Ankara.

Die Türkei hat in die Militäroffensive zur Rückeroberung der nordirakischen Stadt Mossul von der Terrormiliz Islamischer Staat (IS) eingegriffen. Auf Bitten kurdischer Peschmerga-Kämpfer hätten türkische Truppen Artillerie- und Panzerfeuer eingesetzt, sagte Ministerpräsident Binali Yildirim. Die Peschmerga seien bei der Eroberung der Stadt Baschika aus dem nahe gelegenen Trainingslager der türkischen Armee heraus unterstützt worden. Der irakische Regierungschef Haider al-Abadi lehnt bisher jede Unterstützung aus der Türkei ab.

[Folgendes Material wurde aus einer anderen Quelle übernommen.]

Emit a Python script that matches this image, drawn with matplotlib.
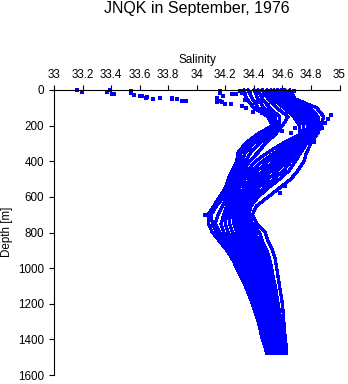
import matplotlib
matplotlib.use("Agg")
import matplotlib.pyplot as plt

plt.rcParams["font.family"] = ["Liberation Sans", "DejaVu Sans"]

W, H = 348, 384

# depth levels shared by the typed profiles (m)
depth = [0, 50, 100, 150, 200, 250, 300, 350, 400, 450, 500, 550, 600, 650, 700, 750,
         800, 850, 900, 950, 1000, 1050, 1100, 1150, 1200, 1250, 1300, 1350, 1400, 1450, 1480]

# salinity profiles, left edge of the cloud to right edge
prof_a = [34.33, 34.35, 34.40, 34.50, 34.53, 34.42, 34.34, 34.29, 34.28, 34.25, 34.22, 34.20, 34.16, 34.12, 34.08, 34.08,
          34.11, 34.16, 34.21, 34.25, 34.28, 34.31, 34.34, 34.365, 34.39, 34.41, 34.43, 34.445, 34.46, 34.48, 34.49]
prof_b = [34.36, 34.39, 34.43, 34.52, 34.55, 34.45, 34.37, 34.31, 34.30, 34.27, 34.24, 34.22, 34.19, 34.14, 34.10, 34.11,
          34.14, 34.19, 34.24, 34.28, 34.30, 34.33, 34.36, 34.38, 34.405, 34.425, 34.44, 34.46, 34.47, 34.49, 34.50]
prof_c = [34.40, 34.43, 34.47, 34.55, 34.56, 34.48, 34.40, 34.34, 34.32, 34.29, 34.26, 34.24, 34.21, 34.18, 34.15, 34.13,
          34.16, 34.21, 34.26, 34.30, 34.32, 34.35, 34.375, 34.40, 34.42, 34.44, 34.455, 34.47, 34.485, 34.50, 34.51]
prof_d = [34.43, 34.46, 34.51, 34.58, 34.58, 34.52, 34.44, 34.38, 34.34, 34.31, 34.28, 34.25, 34.23, 34.21, 34.19, 34.17,
          34.19, 34.24, 34.28, 34.32, 34.34, 34.37, 34.39, 34.415, 34.435, 34.45, 34.47, 34.48, 34.495, 34.51, 34.52]
prof_e = [34.46, 34.50, 34.56, 34.64, 34.60, 34.55, 34.48, 34.43, 34.37, 34.33, 34.29, 34.27, 34.25, 34.22, 34.21, 34.20,
          34.22, 34.27, 34.30, 34.34, 34.36, 34.385, 34.41, 34.43, 34.45, 34.47, 34.48, 34.495, 34.51, 34.52, 34.53]
prof_f = [34.49, 34.53, 34.61, 34.68, 34.72, 34.72, 34.60, 34.50, 34.41, 34.36, 34.31, 34.28, 34.26, 34.24, 34.23, 34.23,
          34.25, 34.29, 34.32, 34.36, 34.38, 34.40, 34.425, 34.445, 34.465, 34.48, 34.495, 34.51, 34.52, 34.535, 34.545]
prof_g = [34.52, 34.56, 34.64, 34.71, 34.75, 34.74, 34.64, 34.55, 34.46, 34.39, 34.34, 34.30, 34.28, 34.26, 34.25, 34.26,
          34.28, 34.31, 34.34, 34.38, 34.40, 34.42, 34.44, 34.46, 34.48, 34.495, 34.51, 34.52, 34.535, 34.55, 34.56]
prof_h = [34.54, 34.59, 34.67, 34.74, 34.78, 34.76, 34.67, 34.59, 34.50, 34.43, 34.37, 34.33, 34.30, 34.28, 34.27, 34.28,
          34.30, 34.33, 34.36, 34.40, 34.42, 34.44, 34.46, 34.475, 34.495, 34.51, 34.525, 34.535, 34.55, 34.56, 34.57]
prof_m = [34.56, 34.60, 34.69, 34.76, 34.79, 34.77, 34.69, 34.62, 34.54, 34.47, 34.40, 34.35, 34.32, 34.29, 34.28, 34.29,
          34.32, 34.35, 34.38, 34.415, 34.435, 34.45, 34.47, 34.485, 34.50, 34.515, 34.53, 34.545, 34.555, 34.57, 34.58]
prof_i = [34.57, 34.62, 34.71, 34.78, 34.80, 34.78, 34.70, 34.64, 34.57, 34.50, 34.43, 34.37, 34.33, 34.31, 34.30, 34.31,
          34.34, 34.37, 34.40, 34.43, 34.45, 34.465, 34.48, 34.495, 34.51, 34.525, 34.54, 34.55, 34.565, 34.575, 34.585]
prof_n = [34.59, 34.63, 34.73, 34.79, 34.81, 34.79, 34.72, 34.66, 34.60, 34.53, 34.46, 34.40, 34.35, 34.33, 34.315, 34.33,
          34.365, 34.39, 34.42, 34.45, 34.465, 34.48, 34.495, 34.51, 34.525, 34.54, 34.55, 34.56, 34.575, 34.585, 34.595]
prof_j = [34.60, 34.64, 34.75, 34.81, 34.82, 34.80, 34.74, 34.69, 34.63, 34.57, 34.50, 34.43, 34.37, 34.34, 34.33, 34.35,
          34.39, 34.41, 34.44, 34.47, 34.48, 34.495, 34.51, 34.52, 34.535, 34.55, 34.56, 34.57, 34.58, 34.59, 34.60]
prof_o = [34.61, 34.66, 34.77, 34.83, 34.84, 34.81, 34.76, 34.71, 34.66, 34.61, 34.54, 34.47, 34.40, 34.36, 34.35, 34.37,
          34.41, 34.435, 34.465, 34.49, 34.505, 34.52, 34.53, 34.54, 34.55, 34.565, 34.575, 34.585, 34.595, 34.605, 34.61]
prof_k = [34.62, 34.67, 34.79, 34.85, 34.85, 34.82, 34.77, 34.73, 34.69, 34.65, 34.58, 34.50, 34.43, 34.38, 34.365, 34.39,
          34.44, 34.46, 34.49, 34.51, 34.525, 34.535, 34.55, 34.56, 34.57, 34.58, 34.59, 34.60, 34.605, 34.615, 34.62]
prof_l = [34.65, 34.69, 34.84, 34.89, 34.87, 34.84, 34.80, 34.77, 34.75, 34.71, 34.66, 34.58, 34.50, 34.42, 34.39, 34.42,
          34.48, 34.50, 34.53, 34.55, 34.56, 34.57, 34.58, 34.59, 34.60, 34.605, 34.61, 34.615, 34.62, 34.63, 34.63]

profiles = [prof_a, prof_b, prof_c, prof_d, prof_e, prof_f, prof_g, prof_h, prof_m,
            prof_i, prof_n, prof_j, prof_o, prof_k, prof_l]

# samples off the main cloud, mostly low salinity near the surface
stray_sal = [33.163, 33.198, 33.374, 33.392, 33.404, 33.423, 33.537, 33.537, 33.56, 33.60, 33.614, 33.65, 33.642,
             33.694, 33.743, 33.824, 33.829, 33.864, 33.894, 33.925,
             34.163, 34.163, 34.144, 34.186, 34.163, 34.144, 34.18, 34.20, 34.238, 34.245, 34.275, 34.303, 34.315,
             34.338, 34.32, 34.343, 34.396, 34.455,
             34.34, 34.37, 34.42, 34.47, 34.50, 34.52, 34.58, 34.63, 34.68, 34.64,
             34.60, 34.66, 34.69, 34.73, 34.94, 34.92, 34.90, 34.88, 34.85, 34.82, 34.68, 34.62, 34.58, 34.06]
stray_dep = [2, 11, 11, 0, 24, 24, 4, 15, 26, 34, 36, 37, 43,
             50, 43, 47, 52, 52, 62, 62,
             4, 15, 47, 34, 62, 65, 69, 77, 79, 24, 24, 4, 15,
             56, 90, 103, 122, 131,
             25, 15, 70, 30, 85, 10, 45, 20, 8, 75,
             230, 240, 215, 290, 140, 165, 185, 215, 235, 290, 330, 540, 580, 700]

xticks = [33, 33.2, 33.4, 33.6, 33.8, 34, 34.2, 34.4, 34.6, 34.8, 35]
xtick_labels = ["33", "33.2", "33.4", "33.6", "33.8", "34", "34.2", "34.4", "34.6", "34.8", "35"]
yticks = [0, 200, 400, 600, 800, 1000, 1200, 1400, 1600]

fig = plt.figure(figsize=(W / 100, H / 100), dpi=100)
ax = fig.add_axes([54 / W, 1 - 375 / H, 285.5 / W, 285 / H])

for sal in profiles:
    ax.plot(sal, depth, color="#0000ff", linewidth=1.6, marker="s", markersize=2.0,
            markeredgewidth=0, antialiased=False, clip_on=False)
ax.plot(stray_sal, stray_dep, linestyle="none", color="#0000ff", marker="s", markersize=2.5,
        markeredgewidth=0, antialiased=False, clip_on=False)

ax.set_xlim(33, 35)
ax.set_ylim(1600, 0)
ax.xaxis.tick_top()
ax.set_xticks(xticks, xtick_labels)
ax.set_yticks(yticks)
ax.tick_params(length=3.6, width=0.8, labelsize=8.4, color="black")
ax.tick_params(axis="x", pad=3)
ax.tick_params(axis="y", pad=3.5)
ax.spines["right"].set_visible(False)
ax.spines["bottom"].set_visible(False)

fig.text(197 / W, 1 - 8 / H, "JNQK in September, 1976", ha="center", va="center", fontsize=11.5)
fig.text(197 / W, 1 - 60 / H, "Salinity", ha="center", va="center", fontsize=8.5)
fig.text(7 / W, 1 - 232 / H, "Depth [m]", ha="center", va="center", rotation=90, fontsize=8.4)

fig.savefig("out.png", dpi=100)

Was will Erdogan in Mossul? Die Türkei müsse mit am Tisch sitzen, wenn nach einer Vertreibung des IS über die Zukunft der Stadt entschieden wird, so Erdogan. In Ankara fürchtet man nicht nur, dass die PKK, die ihr Hauptquartier in den Kandil-Bergen des Nordirak hat, in Mossul an Einfluss gewinnen könnte. Vor allem will Erdogan verhindern, dass die Stadt unter die Kontrolle der vom Iran unterstützten schiitischen Milizen gerät. In Mossul dürften nach der Befreiung nur sunnitische Araber, Turkmenen und sunnitische Kurden leben, fordert Erdogan. Die christlichen Minderheiten, die vor dem IS aus der Region flohen, erwähnte Erdogan übrigens nicht.

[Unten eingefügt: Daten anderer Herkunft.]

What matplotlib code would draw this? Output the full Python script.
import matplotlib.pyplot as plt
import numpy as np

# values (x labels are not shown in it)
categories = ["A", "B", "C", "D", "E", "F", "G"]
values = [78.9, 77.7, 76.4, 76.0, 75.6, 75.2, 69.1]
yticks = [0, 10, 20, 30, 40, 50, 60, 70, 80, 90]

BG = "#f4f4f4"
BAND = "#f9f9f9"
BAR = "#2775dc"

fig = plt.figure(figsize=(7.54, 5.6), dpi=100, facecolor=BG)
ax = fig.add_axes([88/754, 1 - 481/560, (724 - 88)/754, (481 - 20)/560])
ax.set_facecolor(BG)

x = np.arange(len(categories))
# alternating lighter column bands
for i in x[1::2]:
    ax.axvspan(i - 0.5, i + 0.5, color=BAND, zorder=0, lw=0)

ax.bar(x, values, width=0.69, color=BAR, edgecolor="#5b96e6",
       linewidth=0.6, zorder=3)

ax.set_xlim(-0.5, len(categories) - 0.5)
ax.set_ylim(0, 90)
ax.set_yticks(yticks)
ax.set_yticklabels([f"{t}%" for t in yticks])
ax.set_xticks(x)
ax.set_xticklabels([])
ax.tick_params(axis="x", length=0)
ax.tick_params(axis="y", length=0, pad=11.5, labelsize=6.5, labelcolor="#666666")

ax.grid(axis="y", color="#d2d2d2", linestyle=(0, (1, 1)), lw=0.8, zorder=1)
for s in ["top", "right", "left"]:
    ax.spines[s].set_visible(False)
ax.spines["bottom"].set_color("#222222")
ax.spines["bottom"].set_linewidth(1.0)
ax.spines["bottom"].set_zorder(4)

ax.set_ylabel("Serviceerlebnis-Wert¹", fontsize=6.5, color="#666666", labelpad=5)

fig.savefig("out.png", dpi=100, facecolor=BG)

Die Türkei ist schon seit 1992 im Nordirak militärisch präsent, um die PKK in Schach zu halten. Ende 2015 verstärkte Ankara diese Truppen mit Hunderten weiteren Soldaten und zwei Dutzend Kampfpanzern – in Absprache mit dem irakischen Kurdenführer Massud Barsani. Ob auch mit Billigung Bagdads, ist strittig. Heute bezeichnet die irakische Zentralregierung jedenfalls die türkischen Truppen als „Besatzer“ und fordert ihren Rückzug. Auf dem Militärstützpunkt von Baschika bei Mossul trainierten die türkischen Soldaten in den vergangenen Monaten sunnitische Milizen. Jetzt sollen sie, so will es Erdogan, selbst in Mossul einmarschieren.

Dabei geht es dem türkischen Präsidenten möglicherweise um mehr als die demografischen Strukturen. Die Provinz Mossul gehörte zum Osmanischen Reich, bis sie im Ersten Weltkrieg von den Briten besetzt und 1926 dem Irak zugeschlagen wurde. Jetzt meldet Erdogan indirekt Gebietsansprüche an: Man solle nur „den Misak-i Milli lesen, dann wird man verstehen, welche Bedeutung Mossul für uns hat“, so der Präsident. Der Misak-i Milli, der „Nationalpakt“, war das Manifest der türkischen Unabhängigkeitsbewegung nach dem Ersten Weltkrieg. Danach gehören die Region Mossul wie auch das im Vertrag von Lausanne Griechenland zugeschlagene Westthrazien und die syrische Provinz Aleppo zur Türkei.